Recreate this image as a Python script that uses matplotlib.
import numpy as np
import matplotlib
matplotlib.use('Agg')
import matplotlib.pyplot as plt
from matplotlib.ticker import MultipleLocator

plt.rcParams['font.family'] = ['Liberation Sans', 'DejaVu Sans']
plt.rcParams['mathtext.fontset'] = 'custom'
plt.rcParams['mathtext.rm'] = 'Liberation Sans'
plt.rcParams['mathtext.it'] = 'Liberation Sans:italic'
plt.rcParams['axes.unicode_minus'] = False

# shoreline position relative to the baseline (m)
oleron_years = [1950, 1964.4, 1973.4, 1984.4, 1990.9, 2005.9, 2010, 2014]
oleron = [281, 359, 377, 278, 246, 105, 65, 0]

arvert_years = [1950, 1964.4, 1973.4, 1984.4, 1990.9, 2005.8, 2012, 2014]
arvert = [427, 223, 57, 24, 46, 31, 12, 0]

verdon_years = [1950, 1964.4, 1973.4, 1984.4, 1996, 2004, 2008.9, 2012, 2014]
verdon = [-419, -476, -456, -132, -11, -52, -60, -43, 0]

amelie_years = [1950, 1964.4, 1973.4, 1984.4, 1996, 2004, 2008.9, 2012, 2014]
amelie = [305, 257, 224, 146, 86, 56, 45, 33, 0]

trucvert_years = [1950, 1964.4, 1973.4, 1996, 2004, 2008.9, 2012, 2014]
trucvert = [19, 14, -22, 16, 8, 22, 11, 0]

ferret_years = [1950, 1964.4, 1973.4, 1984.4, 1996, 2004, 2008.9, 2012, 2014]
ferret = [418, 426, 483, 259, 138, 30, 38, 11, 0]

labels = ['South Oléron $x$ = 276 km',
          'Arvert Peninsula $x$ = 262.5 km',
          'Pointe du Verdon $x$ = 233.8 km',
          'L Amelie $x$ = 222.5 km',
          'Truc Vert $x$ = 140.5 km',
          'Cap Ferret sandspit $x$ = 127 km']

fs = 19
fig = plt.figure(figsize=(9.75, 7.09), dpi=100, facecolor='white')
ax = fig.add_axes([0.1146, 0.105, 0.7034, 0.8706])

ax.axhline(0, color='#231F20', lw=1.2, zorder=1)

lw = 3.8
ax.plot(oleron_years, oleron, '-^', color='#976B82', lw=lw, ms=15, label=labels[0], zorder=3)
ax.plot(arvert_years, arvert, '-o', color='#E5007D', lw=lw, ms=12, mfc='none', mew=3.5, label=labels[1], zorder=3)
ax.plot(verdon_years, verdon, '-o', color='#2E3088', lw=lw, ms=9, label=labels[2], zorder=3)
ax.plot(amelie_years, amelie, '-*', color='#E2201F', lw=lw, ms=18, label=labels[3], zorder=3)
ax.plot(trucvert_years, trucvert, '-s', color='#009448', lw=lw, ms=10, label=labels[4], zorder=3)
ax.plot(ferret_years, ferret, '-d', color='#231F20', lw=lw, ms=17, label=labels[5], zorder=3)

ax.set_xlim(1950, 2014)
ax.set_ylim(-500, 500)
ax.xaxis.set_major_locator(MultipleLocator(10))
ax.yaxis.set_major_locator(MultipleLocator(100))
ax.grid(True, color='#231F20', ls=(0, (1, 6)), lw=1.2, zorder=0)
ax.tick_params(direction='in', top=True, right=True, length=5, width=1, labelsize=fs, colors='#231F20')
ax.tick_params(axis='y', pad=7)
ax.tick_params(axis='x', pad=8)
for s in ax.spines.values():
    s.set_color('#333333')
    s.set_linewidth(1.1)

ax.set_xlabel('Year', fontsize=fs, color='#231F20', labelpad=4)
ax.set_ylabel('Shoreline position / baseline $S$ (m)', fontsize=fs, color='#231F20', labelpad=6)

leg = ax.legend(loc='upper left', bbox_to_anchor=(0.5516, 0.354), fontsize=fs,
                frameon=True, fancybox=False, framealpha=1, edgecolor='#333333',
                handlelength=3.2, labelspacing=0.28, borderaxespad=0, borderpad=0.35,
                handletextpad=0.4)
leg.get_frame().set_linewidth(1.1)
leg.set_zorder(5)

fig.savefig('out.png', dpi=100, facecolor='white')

### EXERCISE TASK
Each line of the material should be echoed exactly.

### THE REPLY
Recreate this image as a Python script that uses matplotlib.
import numpy as np
import matplotlib
matplotlib.use('Agg')
import matplotlib.pyplot as plt
from matplotlib.ticker import MultipleLocator

plt.rcParams['font.family'] = ['Liberation Sans', 'DejaVu Sans']
plt.rcParams['mathtext.fontset'] = 'custom'
plt.rcParams['mathtext.rm'] = 'Liberation Sans'
plt.rcParams['mathtext.it'] = 'Liberation Sans:italic'
plt.rcParams['axes.unicode_minus'] = False

# shoreline position relative to the baseline (m)
oleron_years = [1950, 1964.4, 1973.4, 1984.4, 1990.9, 2005.9, 2010, 2014]
oleron = [281, 359, 377, 278, 246, 105, 65, 0]

arvert_years = [1950, 1964.4, 1973.4, 1984.4, 1990.9, 2005.8, 2012, 2014]
arvert = [427, 223, 57, 24, 46, 31, 12, 0]

verdon_years = [1950, 1964.4, 1973.4, 1984.4, 1996, 2004, 2008.9, 2012, 2014]
verdon = [-419, -476, -456, -132, -11, -52, -60, -43, 0]

amelie_years = [1950, 1964.4, 1973.4, 1984.4, 1996, 2004, 2008.9, 2012, 2014]
amelie = [305, 257, 224, 146, 86, 56, 45, 33, 0]

trucvert_years = [1950, 1964.4, 1973.4, 1996, 2004, 2008.9, 2012, 2014]
trucvert = [19, 14, -22, 16, 8, 22, 11, 0]

ferret_years = [1950, 1964.4, 1973.4, 1984.4, 1996, 2004, 2008.9, 2012, 2014]
ferret = [418, 426, 483, 259, 138, 30, 38, 11, 0]

labels = ['South Oléron $x$ = 276 km',
          'Arvert Peninsula $x$ = 262.5 km',
          'Pointe du Verdon $x$ = 233.8 km',
          'L Amelie $x$ = 222.5 km',
          'Truc Vert $x$ = 140.5 km',
          'Cap Ferret sandspit $x$ = 127 km']

fs = 19
fig = plt.figure(figsize=(9.75, 7.09), dpi=100, facecolor='white')
ax = fig.add_axes([0.1146, 0.105, 0.7034, 0.8706])

ax.axhline(0, color='#231F20', lw=1.2, zorder=1)

lw = 3.8
ax.plot(oleron_years, oleron, '-^', color='#976B82', lw=lw, ms=15, label=labels[0], zorder=3)
ax.plot(arvert_years, arvert, '-o', color='#E5007D', lw=lw, ms=12, mfc='none', mew=3.5, label=labels[1], zorder=3)
ax.plot(verdon_years, verdon, '-o', color='#2E3088', lw=lw, ms=9, label=labels[2], zorder=3)
ax.plot(amelie_years, amelie, '-*', color='#E2201F', lw=lw, ms=18, label=labels[3], zorder=3)
ax.plot(trucvert_years, trucvert, '-s', color='#009448', lw=lw, ms=10, label=labels[4], zorder=3)
ax.plot(ferret_years, ferret, '-d', color='#231F20', lw=lw, ms=17, label=labels[5], zorder=3)

ax.set_xlim(1950, 2014)
ax.set_ylim(-500, 500)
ax.xaxis.set_major_locator(MultipleLocator(10))
ax.yaxis.set_major_locator(MultipleLocator(100))
ax.grid(True, color='#231F20', ls=(0, (1, 6)), lw=1.2, zorder=0)
ax.tick_params(direction='in', top=True, right=True, length=5, width=1, labelsize=fs, colors='#231F20')
ax.tick_params(axis='y', pad=7)
ax.tick_params(axis='x', pad=8)
for s in ax.spines.values():
    s.set_color('#333333')
    s.set_linewidth(1.1)

ax.set_xlabel('Year', fontsize=fs, color='#231F20', labelpad=4)
ax.set_ylabel('Shoreline position / baseline $S$ (m)', fontsize=fs, color='#231F20', labelpad=6)

leg = ax.legend(loc='upper left', bbox_to_anchor=(0.5516, 0.354), fontsize=fs,
                frameon=True, fancybox=False, framealpha=1, edgecolor='#333333',
                handlelength=3.2, labelspacing=0.28, borderaxespad=0, borderpad=0.35,
                handletextpad=0.4)
leg.get_frame().set_linewidth(1.1)
leg.set_zorder(5)

fig.savefig('out.png', dpi=100, facecolor='white')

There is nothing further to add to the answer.